The computer time was not up to date for the pass one week or so, and I wondered what was wrong with my PC. Usually if the time was not keeping, it meant that the CR2032 flat button battery in the Gigabyte GA-MA69G-S3H motherboard was either weak or dead. So I went out to get myself a new battery.
Changing the battery wasn’t so difficult. Just unscrewed the screws holding the side panel, slide it out, with a torch and mini screwdriver, I pried the old battery out and replaced with the new CR2032 battery that I bought. Closed back the casing and fire up the computer.
As usual a warning came because the BIOS CMOS settings was cleared, so I entered the BIOS setting page to re-adjust the time and did other minor settings like boot priority of storage device. Saved and rebooted the PC.
That’s when the screen just remained black as though I was staring at dark matter out in space. Not even any warnings or beeping at all! I looked at the PC; the drives were running and all seemed alright. Tried to reboot but it didn’t work. Maybe I set something wrong in the BIOS settings? I thought. So I pulled out the battery again to clear the CMOS and rebooted.
This time the welcome screen showed up, and I could re-enter the BIOS again. This time I just readjusted the time and reboot to see what happens. And there it went, the blank screen again! Funny. I cleared the CMOS one more time and this time I didn’t even enter the BIOS and let the boot process played itself out after the warning page. A sigh of relief when the usual Windows startup screen showed up.

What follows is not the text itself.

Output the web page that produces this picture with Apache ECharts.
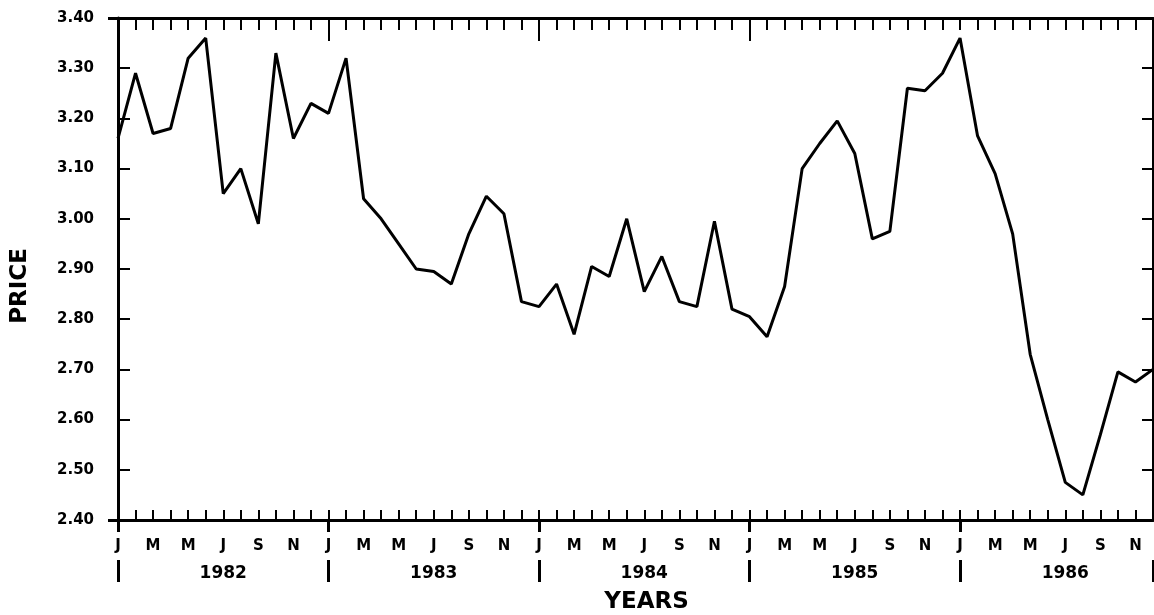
<!DOCTYPE html>
<html><head><meta charset="utf-8">
<script src="https://cdn.jsdelivr.net/npm/echarts@6/dist/echarts.min.js"></script>
<style>html,body{margin:0;padding:0;background:#fff}#c{width:1154px;height:615px}</style>
</head><body><div id="c"></div>
<script>
// ---- data ----
const years = ['1982', '1983', '1984', '1985', '1986'];
const monthLetters = ['J', 'F', 'M', 'A', 'M', 'J', 'J', 'A', 'S', 'O', 'N', 'D'];
const price1982 = [3.16, 3.29, 3.17, 3.18, 3.32, 3.36, 3.05, 3.10, 2.99, 3.33, 3.16, 3.23];
const price1983 = [3.21, 3.32, 3.04, 3.00, 2.95, 2.90, 2.895, 2.87, 2.97, 3.045, 3.01, 2.835];
const price1984 = [2.825, 2.87, 2.77, 2.905, 2.885, 3.00, 2.855, 2.925, 2.835, 2.825, 2.995, 2.82];
const price1985 = [2.805, 2.765, 2.865, 3.10, 3.15, 3.195, 3.13, 2.96, 2.975, 3.26, 3.255, 3.29];
const price1986 = [3.36, 3.165, 3.09, 2.97, 2.73, 2.60, 2.475, 2.45, 2.57, 2.695, 2.675, 2.70];
const yMin = 2.4, yMax = 3.4, yStep = 0.1;

// ---- build ----
const categories = [];
years.forEach(y => monthLetters.forEach((m, i) => categories.push(y + '-' + (i + 1))));
const price = [].concat(price1982, price1983, price1984, price1985, price1986);
const last = categories.length - 1;
const FONT = 'DejaVu Sans';
const black = '#000';

function xBase(extra) {
  return Object.assign({
    type: 'category', data: categories, boundaryGap: false, gridIndex: 0,
    splitLine: { show: false }
  }, extra);
}

const option = {
  animation: false,
  backgroundColor: '#fff',
  grid: { left: 118, right: 1, top: 18, bottom: 95, containLabel: false, outerBoundsMode: 'none' },
  xAxis: [
    xBase({
      position: 'bottom',
      axisLine: { show: true, onZero: false, lineStyle: { color: black, width: 3 } },
      axisTick: { show: true, inside: true, length: 10, interval: 0, lineStyle: { color: black, width: 2 } },
      axisLabel: {
        show: true, interval: 1, margin: 19,
        formatter: (v, idx) => monthLetters[idx % 12],
        color: black, fontFamily: FONT, fontWeight: 'bold', fontSize: 15
      }
    }),
    xBase({
      position: 'bottom',
      axisLine: { show: false, onZero: false },
      axisTick: { show: true, inside: false, length: 12, interval: i => i % 12 === 0, lineStyle: { color: black, width: 3 } },
      axisLabel: { show: false }
    }),
    xBase({
      position: 'bottom', offset: 40,
      axisLine: { show: false, onZero: false },
      axisTick: { show: true, inside: false, length: 22, interval: i => i % 12 === 0 || i === last, lineStyle: { color: black, width: 3 } },
      axisLabel: {
        show: true, interval: i => i % 12 === 6, margin: 5,
        formatter: (v, idx) => years[Math.floor(idx / 12)],
        color: black, fontFamily: FONT, fontWeight: 'bold', fontSize: 17
      },
      name: 'YEARS', nameLocation: 'middle', nameGap: 31,
      nameTextStyle: { color: black, fontFamily: FONT, fontWeight: 'bold', fontSize: 23, padding: [0, 0, 0, 22] }
    }),
    xBase({
      position: 'top',
      axisLine: { show: true, onZero: false, lineStyle: { color: black, width: 3 } },
      axisTick: { show: true, inside: true, length: 12, interval: 0, lineStyle: { color: black, width: 2 } },
      axisLabel: { show: false }
    }),
    xBase({
      position: 'top',
      axisLine: { show: false, onZero: false },
      axisTick: { show: true, inside: true, length: 23, interval: i => i === 12 || i === 24 || i === 36, lineStyle: { color: black, width: 2 } },
      axisLabel: { show: false }
    })
  ],
  yAxis: [
    {
      type: 'value', position: 'left', min: yMin, max: yMax, interval: yStep,
      axisLine: { show: true, onZero: false, lineStyle: { color: black, width: 3 } },
      axisTick: { show: true, inside: true, length: 12, lineStyle: { color: black, width: 2 } },
      axisLabel: {
        show: true, margin: 24, formatter: v => v.toFixed(2),
        color: black, fontFamily: FONT, fontWeight: 'bold', fontSize: 15
      },
      splitLine: { show: false },
      name: 'PRICE', nameLocation: 'middle', nameGap: 86, nameRotate: 90,
      nameTextStyle: { color: black, fontFamily: FONT, fontWeight: 'bold', fontSize: 23, padding: [0, 34, 0, 0] }
    },
    {
      type: 'value', position: 'left', min: yMin, max: yMax, interval: yMax - yMin,
      axisLine: { show: false, onZero: false },
      axisTick: { show: true, inside: false, length: 10, lineStyle: { color: black, width: 3 } },
      axisLabel: { show: false }, splitLine: { show: false }
    },
    {
      type: 'value', position: 'right', min: yMin, max: yMax, interval: yStep,
      axisLine: { show: true, onZero: false, lineStyle: { color: black, width: 2 } },
      axisTick: { show: true, inside: true, length: 11, lineStyle: { color: black, width: 2 } },
      axisLabel: { show: false }, splitLine: { show: false }
    }
  ],
  series: [{
    type: 'line', xAxisIndex: 0, yAxisIndex: 0, data: price,
    showSymbol: false, symbol: 'none',
    lineStyle: { color: black, width: 3 }, clip: false
  }]
};

const chart = echarts.init(document.getElementById('c'), null, { renderer: 'canvas' });
chart.setOption(option);
</script>
</body></html>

So I concluded that the BIOS was definitely faulty. It can’t be written to; if it did it just got corrupted and would not run. Though I could still boot, the time will reset back to factory settings, and my system was not running at optimum.
I have a few options here. Either I sent the motherboard back for warranty claim, if it was claimable (it has a three year warranty, but may not cover BIOS damage, however I was very sure I didn’t touch the BIOS since I last configure it when I bought it last year), or get myself a new AMD motherboard, or live with this irritating situation. If I claim it might take several weeks before I get back the motherboard and left me without a desktop PC to use, but if I just buy a new one I could use my computer straight away.
First thing first was to call up Gigabyte office in Malaysia and see what the procedure was. Since the motherboard was more than one year old, I could not send it over to ALL IT for warranty claim. I have to contact Gigabyte agent directly. If I have to bring over my whole PC, I will need to take out my precious data first. Not wise to have people looking through my work and private and confidential stuff.
Looks like one of those days. They don’t make things like they use too, and electronic equipment gets more and more sensitive with each new make and model. And the defective rate is rather high at about 5%. Just a matter of luck (or bad luck?) whether your digital equipment did not function at par.
I will have to consider what to do next…









you might hav accidently set some settings wrongly either in the BIOS or the jumpers.
because, like mine, if it detects some too extreme OC in the BIOS, it’ll display an error saying previous overclocking failed. so that might be what that is resetting your bios everytime.
well…well…well
who was the one asking me to buy gigabyte or asus.
i’m not even sure whether mine will last. heh
anyway, back to your case, did you check the connections? there might be smth loose. is everything inserted correctly. probably you overlooked smth when u were changing the battery? accidently knocked over some jumpers?
any other things loose? RAM, PSU, sata, PCI cards?
there should be a master reset button somewhere on the mobo, maybe you can try that also.